::: SUPPLIED DATA :::

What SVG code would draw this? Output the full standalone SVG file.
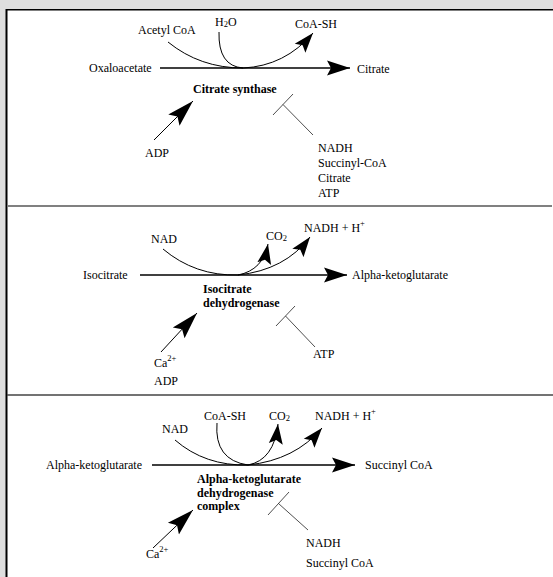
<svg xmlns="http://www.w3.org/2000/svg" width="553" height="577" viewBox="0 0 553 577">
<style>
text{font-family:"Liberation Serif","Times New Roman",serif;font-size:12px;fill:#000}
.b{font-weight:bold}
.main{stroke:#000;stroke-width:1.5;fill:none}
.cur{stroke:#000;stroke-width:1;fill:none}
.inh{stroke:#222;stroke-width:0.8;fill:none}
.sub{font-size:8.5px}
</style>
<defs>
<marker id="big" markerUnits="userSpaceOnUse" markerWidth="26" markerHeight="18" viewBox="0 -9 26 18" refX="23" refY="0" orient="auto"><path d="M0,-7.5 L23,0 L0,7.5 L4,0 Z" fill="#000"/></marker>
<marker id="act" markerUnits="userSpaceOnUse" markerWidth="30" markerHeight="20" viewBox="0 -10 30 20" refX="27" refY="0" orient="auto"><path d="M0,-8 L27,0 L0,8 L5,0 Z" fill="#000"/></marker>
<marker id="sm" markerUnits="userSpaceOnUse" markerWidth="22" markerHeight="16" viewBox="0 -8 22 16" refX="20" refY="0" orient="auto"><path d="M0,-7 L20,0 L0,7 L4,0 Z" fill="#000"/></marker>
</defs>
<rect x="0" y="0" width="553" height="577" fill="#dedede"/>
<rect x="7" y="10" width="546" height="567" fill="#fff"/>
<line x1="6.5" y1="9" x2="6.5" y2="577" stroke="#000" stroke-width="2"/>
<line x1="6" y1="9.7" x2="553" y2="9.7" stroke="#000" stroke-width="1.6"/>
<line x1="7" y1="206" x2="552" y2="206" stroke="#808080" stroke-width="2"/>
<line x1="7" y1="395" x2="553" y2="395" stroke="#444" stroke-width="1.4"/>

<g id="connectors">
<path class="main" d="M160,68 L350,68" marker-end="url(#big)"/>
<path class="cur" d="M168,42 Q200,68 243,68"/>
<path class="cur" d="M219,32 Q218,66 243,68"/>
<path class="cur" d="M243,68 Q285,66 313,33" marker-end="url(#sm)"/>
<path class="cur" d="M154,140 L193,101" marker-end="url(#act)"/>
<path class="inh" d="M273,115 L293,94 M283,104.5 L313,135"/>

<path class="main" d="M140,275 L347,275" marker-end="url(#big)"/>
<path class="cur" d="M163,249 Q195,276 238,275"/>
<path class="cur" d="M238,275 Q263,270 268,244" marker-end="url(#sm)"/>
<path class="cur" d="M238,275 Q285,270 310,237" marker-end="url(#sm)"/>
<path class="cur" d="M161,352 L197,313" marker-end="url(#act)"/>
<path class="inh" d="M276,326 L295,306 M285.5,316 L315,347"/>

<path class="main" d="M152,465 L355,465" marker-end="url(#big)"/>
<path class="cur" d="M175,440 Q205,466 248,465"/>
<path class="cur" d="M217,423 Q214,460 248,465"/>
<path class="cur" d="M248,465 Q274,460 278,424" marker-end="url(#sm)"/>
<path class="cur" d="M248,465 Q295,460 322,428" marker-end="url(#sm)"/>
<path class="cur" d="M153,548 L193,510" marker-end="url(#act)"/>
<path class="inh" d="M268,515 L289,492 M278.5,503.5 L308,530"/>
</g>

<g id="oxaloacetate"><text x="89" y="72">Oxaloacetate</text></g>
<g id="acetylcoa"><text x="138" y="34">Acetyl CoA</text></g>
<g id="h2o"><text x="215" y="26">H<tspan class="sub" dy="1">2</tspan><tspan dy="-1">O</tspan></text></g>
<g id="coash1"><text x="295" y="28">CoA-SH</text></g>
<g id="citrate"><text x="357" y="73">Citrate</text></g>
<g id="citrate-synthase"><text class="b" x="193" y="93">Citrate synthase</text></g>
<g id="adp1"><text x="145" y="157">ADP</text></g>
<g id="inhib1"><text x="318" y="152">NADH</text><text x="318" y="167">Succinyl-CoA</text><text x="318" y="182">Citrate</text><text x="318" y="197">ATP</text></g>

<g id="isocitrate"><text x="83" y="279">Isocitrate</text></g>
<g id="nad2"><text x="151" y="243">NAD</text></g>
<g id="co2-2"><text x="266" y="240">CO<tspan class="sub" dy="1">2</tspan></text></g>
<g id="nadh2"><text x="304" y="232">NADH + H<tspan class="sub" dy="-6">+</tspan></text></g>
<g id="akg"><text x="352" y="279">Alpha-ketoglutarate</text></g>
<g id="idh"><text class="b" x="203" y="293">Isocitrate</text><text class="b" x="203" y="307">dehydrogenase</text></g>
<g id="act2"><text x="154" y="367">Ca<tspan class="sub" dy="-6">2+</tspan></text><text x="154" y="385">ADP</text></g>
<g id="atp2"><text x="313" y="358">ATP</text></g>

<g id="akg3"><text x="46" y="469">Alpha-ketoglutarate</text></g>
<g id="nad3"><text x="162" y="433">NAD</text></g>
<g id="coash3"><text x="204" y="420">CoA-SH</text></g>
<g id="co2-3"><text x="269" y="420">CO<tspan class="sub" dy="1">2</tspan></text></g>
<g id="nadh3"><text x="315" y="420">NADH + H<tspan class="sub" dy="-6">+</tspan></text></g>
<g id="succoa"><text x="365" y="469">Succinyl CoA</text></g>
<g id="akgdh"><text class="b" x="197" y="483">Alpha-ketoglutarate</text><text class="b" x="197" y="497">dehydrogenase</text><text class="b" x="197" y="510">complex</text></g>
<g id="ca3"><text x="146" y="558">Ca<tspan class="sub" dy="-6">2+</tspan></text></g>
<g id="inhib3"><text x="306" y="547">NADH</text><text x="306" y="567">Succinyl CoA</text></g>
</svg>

:::
::: SUPPLIED DATA :::

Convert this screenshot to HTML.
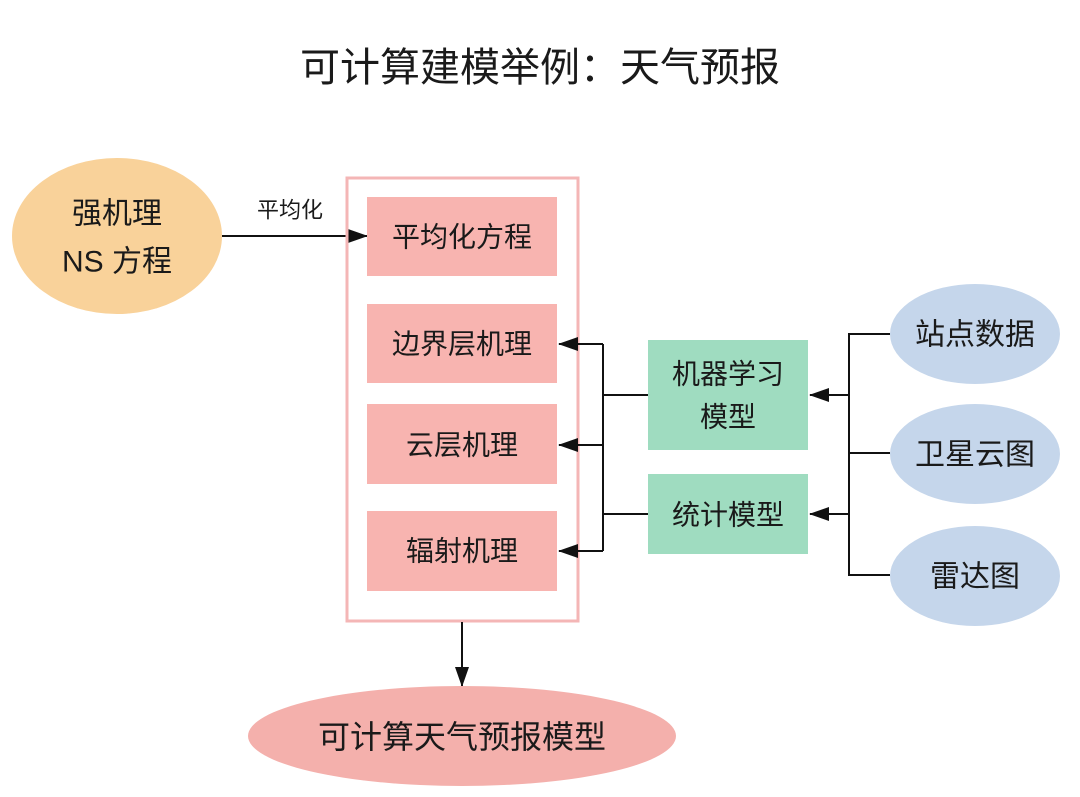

:::

* _WRITTEN EXERCISE_: Gather each line of the listing that holds the string "this".

* _TASK RESPONSE_:
What SVG code would draw this? Output the full standalone SVG file.
Convert this screenshot to HTML.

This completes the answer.